It's frustrating to keep listening to politicians proclaim that the recession is over.
"We are poised for progress," President Obama said in his recent State of the Union address. "Two years after the worst recession most of us have ever known, the stock market has come roaring back. Corporate profits are up. The economy is growing again."
While the recession may be officially over, try telling that to millions of struggling black and Latinos.
In January, unemployment rates for these groups were alarmingly high (15.7 for blacks and 11.9 percent for Latinos), and the future doesn't look rosy. A recent report from the Economic Policy Institute predicts that the unemployment rate through 2012 will remain more than 15 percent among blacks and around 11 percent among Latinos, and that it could take up to a decade or more before pre-recession levels of unemployment are restored.
More and more families have long ago spent down their savings, and more and more people are struggling to afford basic needs such as food, housing, transportation and medical care. In New York, for instance, a recent report on hunger in the city found that one-third of New Yorkers have been forced to reduce their food intake to get by financially.
Black and Latino families are continuing to disproportionally experience economic hardship, points out another report from the Boston-based research organization United for a Fair Economy. The reason is that they entered the recession with a meager cushion. In 2007, blacks had only a dime and Latinos 12 cents of assets compared to every dollar whites had.
"Very clearly, they don't have the wealth to withstand and to endure economic hardships in the same way white families are able," says Mazher Ali, a co-author of the report.
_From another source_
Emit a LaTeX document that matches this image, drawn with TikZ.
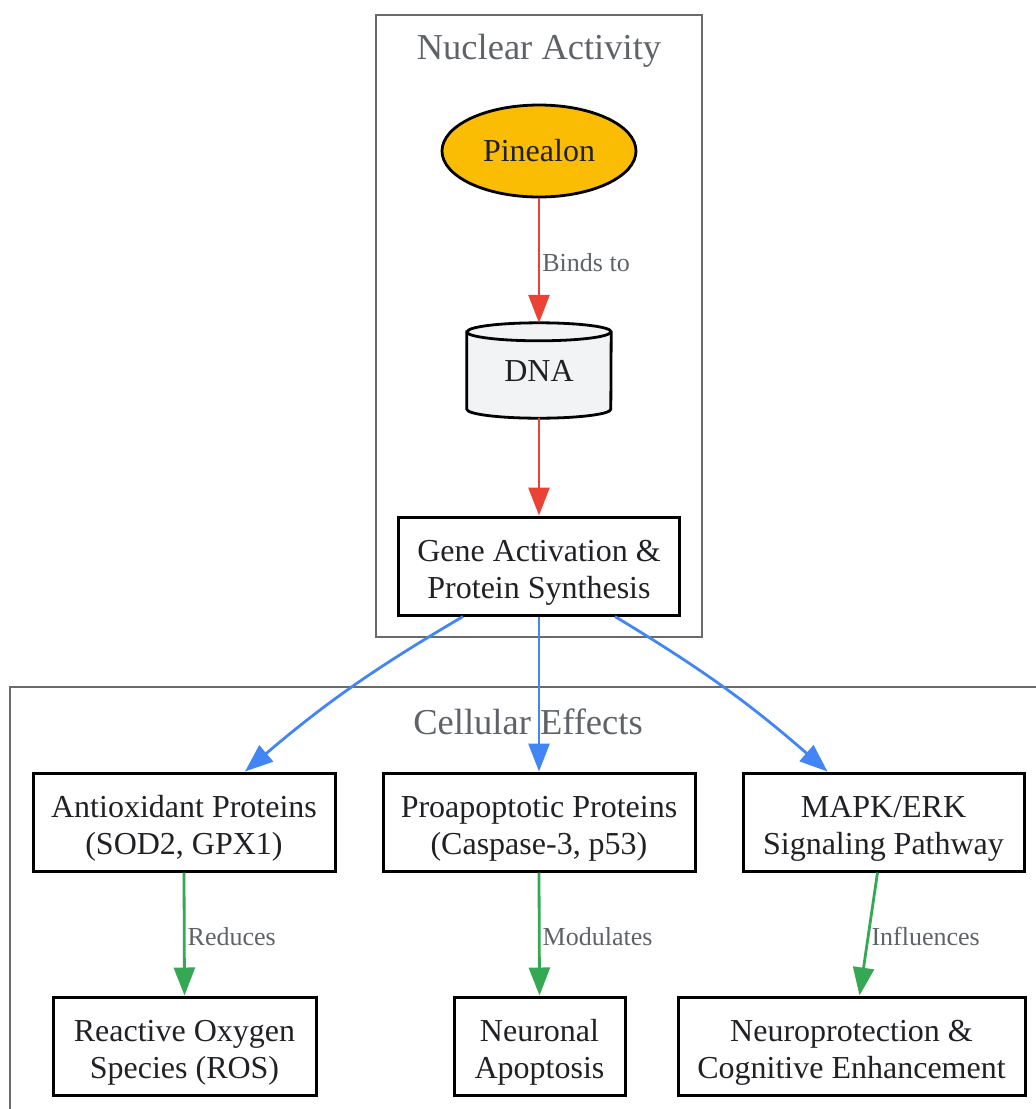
\documentclass[tikz,border=0pt]{standalone}
\usepackage{fontspec}
\setmainfont{Liberation Serif}
\usetikzlibrary{arrows.meta}
\usetikzlibrary{shapes}

\definecolor{pineyellow}{HTML}{FBBC04}
\definecolor{dnagray}{HTML}{F1F3F4}
\definecolor{labelgray}{HTML}{5F6368}
\definecolor{framegray}{HTML}{6A6A6A}
\definecolor{textdark}{HTML}{202124}
\definecolor{edgered}{HTML}{EA4335}
\definecolor{edgeblue}{HTML}{4285F4}
\definecolor{edgegreen}{HTML}{34A853}

\newcommand{\nodefont}{\fontsize{32}{37}\selectfont}
\newcommand{\labelfont}{\fontsize{26}{30}\selectfont}
\newcommand{\clusterfont}{\fontsize{36.5}{42}\selectfont}
% taller first line, so two-line labels sit a little lower
\newcommand{\topline}{\rule{0pt}{34pt}}

\tikzset{
        basenode/.style={align=center, inner sep=0pt, text=textdark, font=\nodefont},
        % Peptide node
        node_peptide/.style={basenode, ellipse, draw=black, fill=pineyellow, line width=2.8pt, minimum width=194pt, minimum height=92pt},
        % Storage node (drawn as cylinder afterwards)
        node_store/.style={basenode, rectangle, minimum width=144pt, minimum height=95pt},
        % Process boxes
        node_box/.style={basenode, rectangle, draw=black, line width=3pt, minimum height=98pt},
        % Edge labels
        edge_label/.style={anchor=west, inner sep=0pt, text=labelgray, font=\labelfont},
        % Cluster frames and titles
        cluster/.style={draw=framegray, line width=2.6pt},
        cluster_title/.style={inner sep=0pt, text=labelgray, font=\clusterfont},
        % Edges
        edge_base/.style={line width=2.8pt, -{Triangle[length=28pt, width=21pt]}},
        edge_red/.style={edge_base, draw=edgered},
        edge_blue/.style={edge_base, draw=edgeblue},
        edge_green/.style={edge_base, draw=edgegreen}
}

\begin{document}
\begin{tikzpicture}[x=1pt, y=1pt]
            \path[use as bounding box, clip] (0,0) rectangle (1036,-1109);

            % clusters
            \draw[cluster] (376,-15) rectangle (702,-637);
            \node[cluster_title] (title_nuc) at (539,-48) {\rule{0pt}{30pt}Nuclear Activity};
            \draw[cluster] (10,-687) rectangle (1060,-1130);
            \node[cluster_title] (title_cell) at (528,-722) {Cellular Effects};

            % nuclear activity
            \node[node_peptide] (pinealon) at (539,-151) {Pinealon};
            \node[node_store] (dna) at (539,-370.5) {};
            \filldraw[draw=black, fill=dnagray, line width=2.8pt]
                ([yshift=-9pt]dna.north west) -- ([yshift=9pt]dna.south west)
                arc(180:360:72 and 9) -- ([yshift=-9pt]dna.north east)
                arc(0:180:72 and 9) -- cycle;
            \draw[black, line width=2.8pt] ([yshift=-9pt]dna.north west) arc(180:360:72 and 9);
            \node[basenode] (dna_text) at (dna.center) {DNA};
            \node[node_box, minimum width=281pt] (gene) at (539,-566) {\topline Gene Activation \&\\Protein Synthesis};

            % cellular effects
            \node[node_box, minimum width=302pt] (antiox) at (184,-822) {\topline Antioxidant Proteins\\(SOD2, GPX1)};
            \node[node_box, minimum width=312pt] (proapop) at (539,-822) {\topline Proapoptotic Proteins\\(Caspase-3, p53)};
            \node[node_box, minimum width=281pt] (mapk) at (883.5,-822) {\topline MAPK/ERK\\Signaling Pathway};
            \node[node_box, minimum width=263pt] (ros) at (184.5,-1046) {\topline Reactive Oxygen\\Species (ROS)};
            \node[node_box, minimum width=171pt] (apoptosis) at (539.5,-1046) {\topline Neuronal\\Apoptosis};
            \node[node_box, minimum width=347pt] (neuroprot) at (851.5,-1046) {\topline Neuroprotection \&\\Cognitive Enhancement};

            % edges
            \draw[edge_red] (pinealon) -- node[edge_label, pos=0.52, xshift=2pt] {Binds to} (dna.north);
            \draw[edge_red] (dna.south) -- (gene.north);
            \draw[edge_blue] ([xshift=-76pt]gene.south) to[bend right=5] ([xshift=61pt]antiox.north);
            \draw[edge_blue] (gene.south) -- (proapop.north);
            \draw[edge_blue] ([xshift=76pt]gene.south) to[bend left=5] ([xshift=-56pt]mapk.north);
            \draw[edge_green] (antiox.south) -- node[edge_label, pos=0.52, xshift=2pt] {Reduces} (ros.north);
            \draw[edge_green] (proapop.south) -- node[edge_label, pos=0.52, xshift=2pt] {Modulates} (apoptosis.north);
            \draw[edge_green] ([xshift=-6pt]mapk.south) -- node[edge_label, pos=0.52, xshift=2pt] {Influences} ([xshift=8pt]neuroprot.north);
\end{tikzpicture}
\end{document}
The unemployment figures also make clear what millions of black and Latinos already know: that the recession is far from over, and it won't be over until they have a decent job that allows them to meet their basic needs. We need to implement policies that specifically target those communities hardest hit by the recession.
"Even if the black educational profile was the same as whites, blacks would still have a much higher unemployment rate. So, we need a stronger commitment to anti-discrimination and targeted job creation," says Algernon Austin, director of the Program on Race, Ethnicity and the Economy at the Economic Policy Institute.
But it will be difficult to implement the right policies if politicians refuse to acknowledge that even though the recession is supposed to be over, it doesn't feel like that for millions of people. All the happy talk about the recovery doesn't do a thing for those who see no recovery in sight.